Empresas como a grife italiana Gucci e as aéreas easyJet e JetBlue já anunciaram que não pretendem mais usar créditos de carbono para fazer compensações.
Em paralelo a esse movimento voluntário, reguladores britânicos e europeus estudam como definir termos como “neutro em carbono” ou “carbono zero”, para evitar o greenwashing.
Contribuições climáticas
A ideia de uma contribuição climática voluntária é defendida há tempos por críticos do uso dos créditos negociados no mercado voluntário de carbono.
Eles argumentam que, ao usar esse mecanismo para fazer offsetting, as empresas estariam desviando a atenção do que realmente importa: efetivamente reduzir suas emissões.
“O código incentiva o setor privado a usar um modelo de financiamento de ações climáticas e ao mesmo tempo continuar a descarbonizar suas operações”, disse em nota o think tank Carbon Market Watch.
Tudo isso vai depender da adoção das regras propostas pelo VCMI. Pelo menos inicialmente, a barra é alta para os interessados.

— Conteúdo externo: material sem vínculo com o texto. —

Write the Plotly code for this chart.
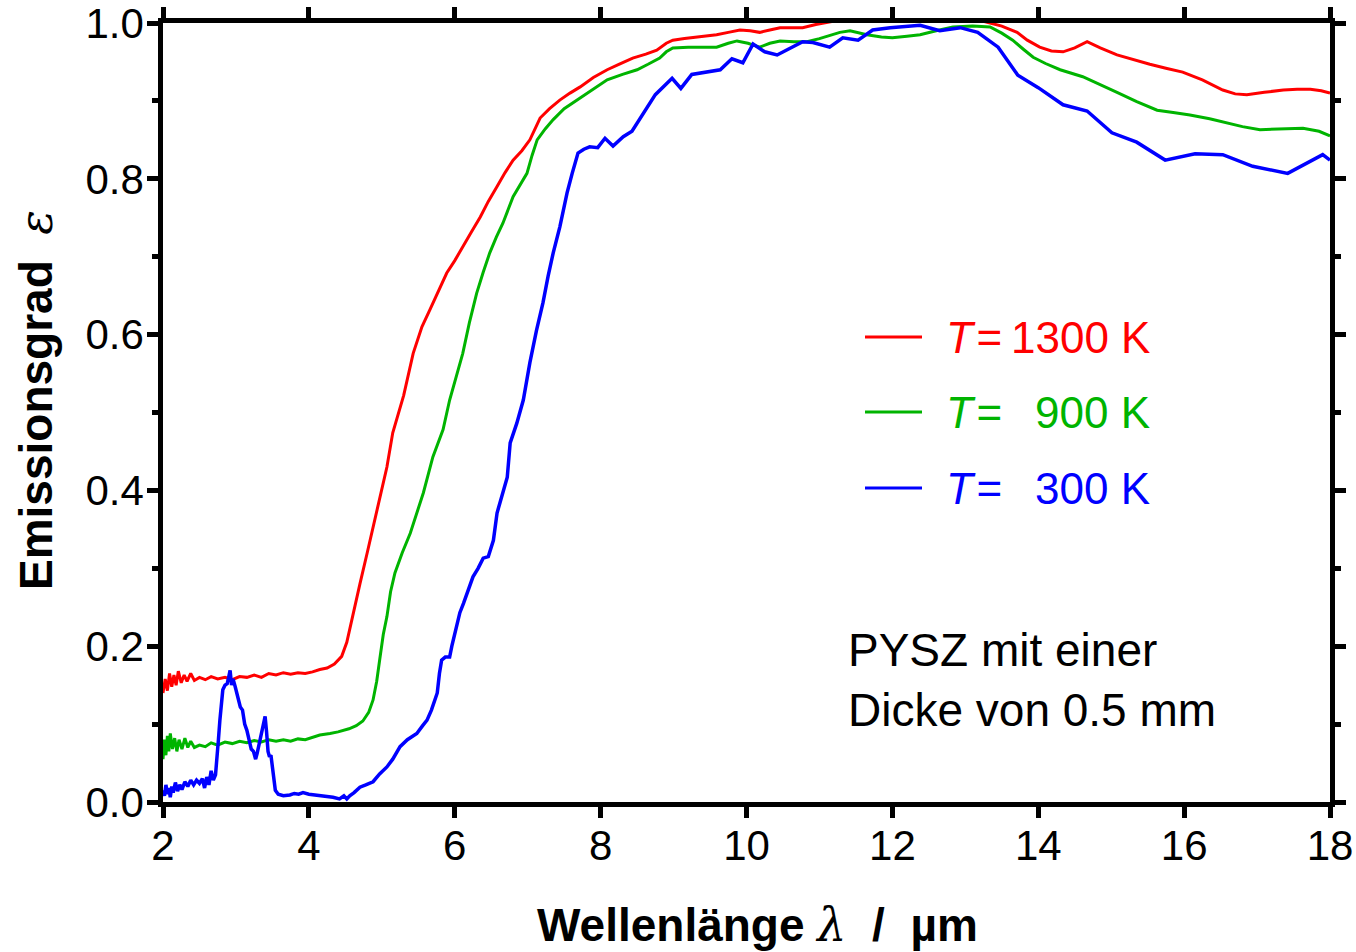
import plotly.graph_objects as go

# ---------------- data ----------------
x_1300 = [2.00, 2.03, 2.06, 2.09, 2.12, 2.15, 2.18, 2.21, 2.25, 2.29, 2.33, 2.38, 2.43, 2.50, 2.58, 2.66,
          2.75, 2.85, 2.95, 3.05, 3.15, 3.25, 3.35, 3.45, 3.55, 3.65, 3.75, 3.85, 3.95, 4.05, 4.15, 4.25,
          4.35, 4.45, 4.52, 4.60, 4.70, 4.80, 4.90, 4.975, 5.07, 5.15, 5.22, 5.30, 5.43, 5.55, 5.66, 5.77,
          5.89, 6.00, 6.11, 6.23, 6.35, 6.46, 6.58, 6.69, 6.80, 6.92, 7.03, 7.10, 7.17, 7.30, 7.44, 7.58,
          7.72, 7.90, 8.09, 8.25, 8.44, 8.62, 8.77, 8.90, 8.99, 9.15, 9.36, 9.59, 9.75, 9.91, 10.05, 10.18,
          10.32, 10.46, 10.62, 10.77, 10.95, 11.10, 11.40, 11.80, 12.20, 12.60, 13.00, 13.34, 13.50, 13.71,
          13.85, 14.02, 14.18, 14.34, 14.50, 14.67, 14.85, 15.08, 15.30, 15.53, 15.75, 15.98, 16.25, 16.53,
          16.70, 16.86, 17.10, 17.36, 17.55, 17.73, 17.88, 18.00]
y_1300 = [0.140, 0.158, 0.143, 0.165, 0.148, 0.163, 0.150, 0.168, 0.153, 0.163, 0.155, 0.165, 0.156, 0.160, 0.157, 0.161,
          0.158, 0.160, 0.157, 0.161, 0.160, 0.163, 0.160, 0.165, 0.163, 0.166, 0.164, 0.166, 0.165, 0.167, 0.170, 0.172,
          0.177, 0.187, 0.205, 0.240, 0.280, 0.320, 0.360, 0.388, 0.430, 0.474, 0.495, 0.522, 0.576, 0.610, 0.632, 0.655,
          0.679, 0.695, 0.712, 0.732, 0.751, 0.771, 0.790, 0.808, 0.824, 0.836, 0.850, 0.865, 0.878, 0.890, 0.901, 0.910,
          0.918, 0.930, 0.940, 0.947, 0.955, 0.960, 0.965, 0.974, 0.978, 0.980, 0.982, 0.985, 0.988, 0.991, 0.990, 0.988,
          0.991, 0.994, 0.994, 0.994, 0.998, 1.001, 1.006, 1.010, 1.012, 1.012, 1.008, 1.000, 0.996, 0.988,
          0.978, 0.969, 0.964, 0.963, 0.968, 0.976, 0.968, 0.959, 0.953, 0.947, 0.942, 0.937, 0.927, 0.914,
          0.909, 0.908, 0.911, 0.914, 0.915, 0.915, 0.913, 0.910]

x_900 = [2.00, 2.02, 2.04, 2.06, 2.08, 2.10, 2.13, 2.16, 2.19, 2.22, 2.26, 2.30, 2.34, 2.38, 2.43, 2.50,
         2.58, 2.66, 2.75, 2.85, 2.95, 3.05, 3.15, 3.25, 3.35, 3.45, 3.55, 3.65, 3.75, 3.85, 3.95, 4.05,
         4.15, 4.29, 4.40, 4.55, 4.65, 4.74, 4.82, 4.88, 4.93, 4.97, 5.02, 5.07, 5.12, 5.18, 5.28, 5.39,
         5.48, 5.57, 5.70, 5.84, 5.93, 6.02, 6.11, 6.20, 6.30, 6.39, 6.48, 6.57, 6.66, 6.80, 6.92, 6.99,
         7.06, 7.13, 7.24, 7.35, 7.50, 7.68, 7.90, 8.09, 8.30, 8.50, 8.65, 8.81, 8.90, 8.99, 9.20, 9.36,
         9.59, 9.75, 9.87, 10.02, 10.18, 10.32, 10.46, 10.65, 10.83, 11.00, 11.10, 11.28, 11.42, 11.55, 11.65, 11.85,
         12.00, 12.20, 12.38, 12.60, 12.83, 13.10, 13.34, 13.50, 13.65, 13.80, 13.93, 14.10, 14.30, 14.61, 14.85, 15.08,
         15.35, 15.63, 15.85, 16.08, 16.35, 16.59, 16.80, 17.04, 17.30, 17.63, 17.85, 18.00]
y_900 = [0.055, 0.080, 0.060, 0.085, 0.065, 0.088, 0.068, 0.082, 0.065, 0.080, 0.068, 0.082, 0.070, 0.078, 0.070, 0.073,
         0.071, 0.076, 0.073, 0.077, 0.075, 0.078, 0.076, 0.079, 0.077, 0.080, 0.078, 0.080, 0.078, 0.081, 0.080, 0.083,
         0.086, 0.088, 0.090, 0.094, 0.098, 0.104, 0.115, 0.131, 0.155, 0.182, 0.215, 0.238, 0.270, 0.294, 0.320, 0.345,
         0.370, 0.397, 0.443, 0.478, 0.516, 0.545, 0.576, 0.615, 0.653, 0.680, 0.705, 0.725, 0.743, 0.777, 0.795, 0.807,
         0.830, 0.850, 0.864, 0.876, 0.890, 0.901, 0.915, 0.927, 0.934, 0.940, 0.947, 0.955, 0.963, 0.968, 0.969, 0.969,
         0.969, 0.974, 0.977, 0.974, 0.969, 0.974, 0.977, 0.976, 0.976, 0.980, 0.983, 0.988, 0.990, 0.987, 0.985, 0.982,
         0.981, 0.983, 0.985, 0.990, 0.995, 0.996, 0.995, 0.987, 0.978, 0.966, 0.956, 0.948, 0.940, 0.931, 0.921, 0.911,
         0.899, 0.888, 0.885, 0.882, 0.877, 0.872, 0.867, 0.863, 0.864, 0.865, 0.861, 0.855]

x_300 = [2.00, 2.02, 2.04, 2.06, 2.08, 2.10, 2.12, 2.14, 2.17, 2.20, 2.23, 2.26, 2.30, 2.34, 2.38, 2.42,
         2.46, 2.50, 2.54, 2.57, 2.60, 2.63, 2.66, 2.69, 2.72, 2.74, 2.76, 2.78, 2.80, 2.82, 2.85, 2.88,
         2.90, 2.92, 2.94, 2.96, 2.99, 3.03, 3.06, 3.09, 3.12, 3.15, 3.18, 3.21, 3.24, 3.27, 3.29, 3.32,
         3.35, 3.38, 3.40, 3.42, 3.44, 3.46, 3.48, 3.50, 3.52, 3.54, 3.58, 3.65, 3.74, 3.80, 3.86, 3.92,
         4.00, 4.10, 4.20, 4.33, 4.42, 4.48, 4.52, 4.56, 4.62, 4.70, 4.78, 4.88, 4.97, 5.07, 5.15, 5.25,
         5.35, 5.48, 5.56, 5.62, 5.68, 5.76, 5.79, 5.82, 5.87, 5.93, 5.96, 6.00, 6.07, 6.12, 6.18, 6.25,
         6.32, 6.39, 6.46, 6.53, 6.58, 6.65, 6.72, 6.76, 6.85, 6.94, 7.03, 7.12, 7.21, 7.28, 7.35, 7.44,
         7.54, 7.61, 7.69, 7.77, 7.85, 7.96, 8.06, 8.17, 8.31, 8.43, 8.57, 8.75, 8.98, 9.10, 9.25, 9.40,
         9.64, 9.80, 9.95, 10.09, 10.25, 10.42, 10.60, 10.77, 10.91, 11.14, 11.32, 11.53, 11.73, 11.97, 12.38, 12.65,
         12.93, 13.17, 13.45, 13.72, 14.00, 14.34, 14.67, 15.01, 15.35, 15.74, 16.15, 16.53, 16.94, 17.42, 17.90, 18.00]
y_300 = [0.015, 0.008, 0.022, 0.010, 0.018, 0.006, 0.020, 0.012, 0.025, 0.014, 0.022, 0.016, 0.026, 0.020, 0.028, 0.022,
         0.028, 0.024, 0.030, 0.018, 0.032, 0.022, 0.040, 0.028, 0.035, 0.054, 0.080, 0.105, 0.125, 0.144, 0.150, 0.152,
         0.160, 0.169, 0.150, 0.158, 0.148, 0.135, 0.122, 0.118, 0.100, 0.092, 0.080, 0.068, 0.065, 0.055, 0.062, 0.075,
         0.085, 0.100, 0.110, 0.090, 0.065, 0.058, 0.060, 0.045, 0.025, 0.015, 0.010, 0.008, 0.009, 0.011, 0.010, 0.012,
         0.010, 0.009, 0.008, 0.006, 0.004, 0.008, 0.004, 0.008, 0.012, 0.019, 0.022, 0.026, 0.036, 0.045, 0.055, 0.071,
         0.080, 0.088, 0.098, 0.105, 0.118, 0.140, 0.165, 0.182, 0.186, 0.186, 0.200, 0.217, 0.243, 0.255, 0.272, 0.289,
         0.300, 0.313, 0.315, 0.336, 0.371, 0.395, 0.417, 0.461, 0.486, 0.516, 0.564, 0.605, 0.641, 0.675, 0.705, 0.738,
         0.782, 0.807, 0.833, 0.838, 0.841, 0.840, 0.852, 0.842, 0.854, 0.861, 0.882, 0.908, 0.929, 0.916, 0.934, 0.936,
         0.940, 0.954, 0.949, 0.973, 0.963, 0.959, 0.968, 0.976, 0.975, 0.969, 0.981, 0.978, 0.991, 0.994, 0.997, 0.990,
         0.994, 0.988, 0.969, 0.933, 0.917, 0.895, 0.887, 0.859, 0.847, 0.824, 0.832, 0.831, 0.816, 0.807, 0.831, 0.824]

series_labels = ["1300 K", "900 K", "300 K"]
x_ticks = [2, 4, 6, 8, 10, 12, 14, 16, 18]
y_ticks = [0.0, 0.2, 0.4, 0.6, 0.8, 1.0]
y_tick_text = ["0.0", "0.2", "0.4", "0.6", "0.8", "1.0"]

# ---------------- styles ----------------
RED = "#FF0000"
GREEN = "#00B400"
BLUE = "#0000FF"
FONT = "Liberation Sans, Arial, sans-serif"

fig = go.Figure()
for xs, ys, col, w, name in [(x_1300, y_1300, RED, 3.0, series_labels[0]),
                             (x_900, y_900, GREEN, 3.0, series_labels[1]),
                             (x_300, y_300, BLUE, 3.5, series_labels[2])]:
    fig.add_trace(go.Scatter(x=xs, y=ys, mode="lines", name=name,
                             line=dict(color=col, width=w), showlegend=False))

L, R, T, B = 163, 26, 23, 150
W, H = 1356, 952

axis_common = dict(showline=True, linecolor="black", linewidth=4.5, mirror="allticks",
                   ticks="outside", tickcolor="black", tickwidth=4.5, ticklen=11,
                   showgrid=False, zeroline=False, automargin=False,
                   ticklabeloverflow="allow",
                   tickfont=dict(family=FONT, size=42, color="black"))

fig.update_xaxes(range=[2, 18], tickvals=x_ticks, ticktext=[str(v) for v in x_ticks],
                 ticklabelstandoff=-8, **axis_common)
fig.update_yaxes(range=[0, 1.0], tickvals=y_ticks, ticktext=y_tick_text,
                 ticklabelstandoff=-5,
                 minor=dict(dtick=0.1, tick0=0, ticks="outside", ticklen=6,
                            tickwidth=4.5, tickcolor="black", showgrid=False),
                 **axis_common)

def px_x(p):
    return (p - L) / (W - L - R)

def px_y(p):
    return (H - B - p) / (H - T - B)

annotations = []
# axis titles
annotations.append(dict(
    text="Wellenlänge <span style='font-family:DejaVu Serif;font-weight:normal'><i>λ</i></span>  /  µm",
    x=px_x(757), y=px_y(925), xref="paper", yref="paper", showarrow=False,
    xanchor="center", yanchor="middle",
    font=dict(family=FONT, size=46, color="black", weight="bold")))
annotations.append(dict(
    text="Emissionsgrad  <span style='font-family:DejaVu Serif;font-weight:normal'><i>ε</i></span>",
    x=px_x(36), y=px_y(400), xref="paper", yref="paper", showarrow=False,
    xanchor="center", yanchor="middle", textangle=-90,
    font=dict(family=FONT, size=46, color="black", weight="bold")))
# sample note
annotations.append(dict(
    text="PYSZ mit einer<br>Dicke von 0.5 mm",
    x=px_x(846), y=px_y(622), xref="paper", yref="paper", showarrow=False,
    xanchor="left", yanchor="top", align="left",
    font=dict(family=FONT, size=46, color="black")))

# legend (lines as shapes, labels as annotations)
shapes = []
for lab, col, ypx in [(series_labels[0], RED, 337), (series_labels[1], GREEN, 412),
                      (series_labels[2], BLUE, 488)]:
    shapes.append(dict(type="line", xref="paper", yref="paper",
                       x0=px_x(865), x1=px_x(922), y0=px_y(ypx), y1=px_y(ypx),
                       line=dict(color=col, width=3)))
    annotations.append(dict(text="<i>T</i>\u200a=", x=px_x(944), y=px_y(ypx),
                            xref="paper", yref="paper", showarrow=False,
                            xanchor="left", yanchor="middle",
                            font=dict(family=FONT, size=44, color=col)))
    annotations.append(dict(text=lab, x=px_x(1152), y=px_y(ypx),
                            xref="paper", yref="paper", showarrow=False,
                            xanchor="right", yanchor="middle",
                            font=dict(family=FONT, size=44, color=col)))

fig.update_layout(width=W, height=H, margin=dict(l=L, r=R, t=T, b=B),
                  paper_bgcolor="white", plot_bgcolor="white",
                  annotations=annotations, shapes=shapes, showlegend=False,
                  font=dict(family=FONT, color="black"))

fig.write_html("out.html")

Os selos só serão concedidos para quem comprovar que seus planos de descarbonização seguem a melhor ciência disponível e estão alinhados com o Acordo de Paris.
Também serão exigidos reportes anuais das emissões, seguindo o padrão GHG protocol. Esse nível de exigência significa que, pelo menos inicialmente, só as empresas de maior porte terão condições de se adequar ao padrão.
Szklo reconhece que os requerimentos não são poucos, mas afirma que a complexidade está ligada à robustez do padrão.
“Estabelecemos regras muito claras justamente para que não só as empresas, mas também os consumidores possam entender minimamente o que está acontecendo.”
Já existem estudos para lançar uma versão do código que seja mais acessível para companhias de médio e pequeno porte. Outra iniciativa em andamento é um padrão que lide com as particularidades do setor financeiro, cujo maior impacto está em suas carteiras.
Além dessa iniciativa do lado da demanda, uma outra de nome parecido (Integrity Council for the Voluntary Carbon Markets) já apresentou a primeira parte de um padrão para garantir a qualidade dos créditos vendidos.
Ambos os grupos prometem mais detalhes de seus padrões para os próximos meses.